• [Prompt] Select each line where the word "this" appears.
##############################
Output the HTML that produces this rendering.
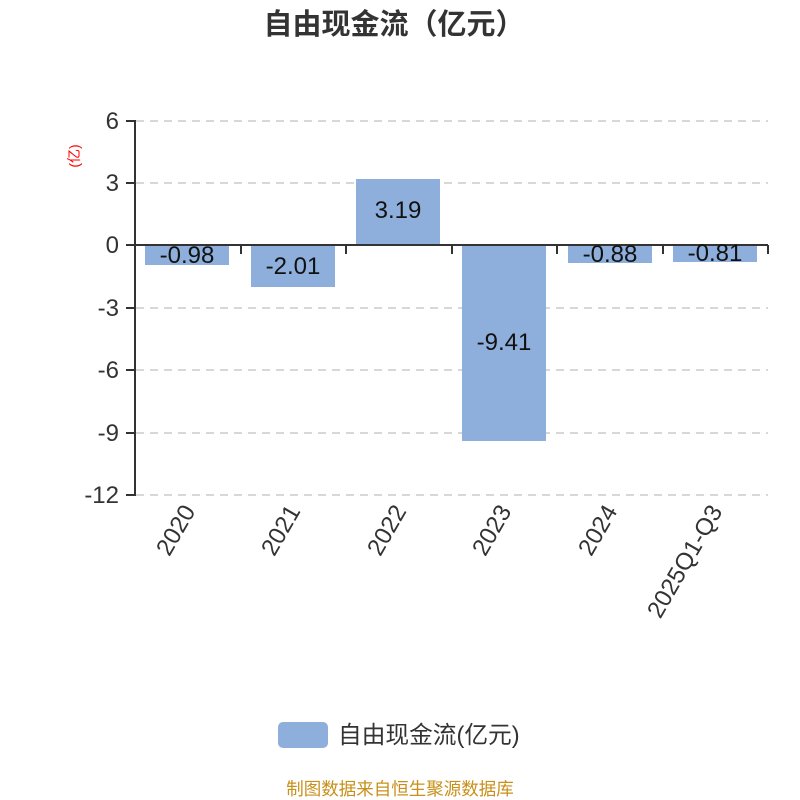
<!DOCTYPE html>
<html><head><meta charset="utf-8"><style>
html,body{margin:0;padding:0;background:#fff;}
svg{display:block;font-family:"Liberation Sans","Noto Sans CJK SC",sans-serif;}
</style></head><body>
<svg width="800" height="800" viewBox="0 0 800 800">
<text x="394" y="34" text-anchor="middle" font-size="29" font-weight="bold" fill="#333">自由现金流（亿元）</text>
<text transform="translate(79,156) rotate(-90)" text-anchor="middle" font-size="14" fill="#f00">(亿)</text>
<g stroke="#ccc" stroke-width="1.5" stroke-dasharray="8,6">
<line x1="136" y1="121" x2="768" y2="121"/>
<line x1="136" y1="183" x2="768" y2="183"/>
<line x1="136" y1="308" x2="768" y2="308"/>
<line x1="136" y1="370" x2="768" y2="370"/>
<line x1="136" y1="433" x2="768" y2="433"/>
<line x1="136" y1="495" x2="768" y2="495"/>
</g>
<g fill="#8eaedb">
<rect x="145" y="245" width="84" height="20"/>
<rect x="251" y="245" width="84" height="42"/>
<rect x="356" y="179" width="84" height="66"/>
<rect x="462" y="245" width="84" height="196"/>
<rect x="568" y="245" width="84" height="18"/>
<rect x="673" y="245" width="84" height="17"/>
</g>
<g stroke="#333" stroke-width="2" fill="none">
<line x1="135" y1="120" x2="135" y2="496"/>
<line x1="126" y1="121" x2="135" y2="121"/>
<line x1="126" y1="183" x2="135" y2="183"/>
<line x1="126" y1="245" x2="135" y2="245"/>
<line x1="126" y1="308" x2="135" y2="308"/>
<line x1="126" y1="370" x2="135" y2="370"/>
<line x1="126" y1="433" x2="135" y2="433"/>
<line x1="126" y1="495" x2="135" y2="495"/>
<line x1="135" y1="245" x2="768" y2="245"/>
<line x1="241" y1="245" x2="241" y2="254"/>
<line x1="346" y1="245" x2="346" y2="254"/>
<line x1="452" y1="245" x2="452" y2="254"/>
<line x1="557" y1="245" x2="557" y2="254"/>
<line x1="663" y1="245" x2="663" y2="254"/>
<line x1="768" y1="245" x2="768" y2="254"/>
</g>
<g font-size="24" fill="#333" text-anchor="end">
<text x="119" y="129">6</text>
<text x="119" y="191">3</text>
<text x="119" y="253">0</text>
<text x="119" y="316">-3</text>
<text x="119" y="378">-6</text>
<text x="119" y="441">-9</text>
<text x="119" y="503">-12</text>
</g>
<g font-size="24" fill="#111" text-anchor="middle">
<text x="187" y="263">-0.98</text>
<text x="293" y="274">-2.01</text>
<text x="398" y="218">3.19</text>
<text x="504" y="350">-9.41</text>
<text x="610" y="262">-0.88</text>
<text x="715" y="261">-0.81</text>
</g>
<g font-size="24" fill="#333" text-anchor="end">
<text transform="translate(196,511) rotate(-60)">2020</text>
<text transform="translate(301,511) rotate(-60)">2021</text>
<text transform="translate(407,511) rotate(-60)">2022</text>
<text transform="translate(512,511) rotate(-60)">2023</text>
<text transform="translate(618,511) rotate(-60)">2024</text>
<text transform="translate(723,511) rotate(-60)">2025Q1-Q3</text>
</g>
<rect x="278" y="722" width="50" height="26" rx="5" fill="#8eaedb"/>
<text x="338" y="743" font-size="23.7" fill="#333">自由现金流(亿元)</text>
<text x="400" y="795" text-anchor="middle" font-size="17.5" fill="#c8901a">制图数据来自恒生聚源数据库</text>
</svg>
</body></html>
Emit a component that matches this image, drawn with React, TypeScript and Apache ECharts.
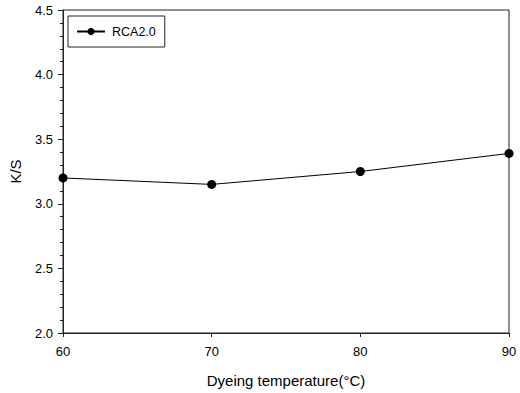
##############################
• [Solution to the exercise]
Output the HTML that produces this rendering.
Emit a component that matches this image, drawn with React, TypeScript and Apache ECharts.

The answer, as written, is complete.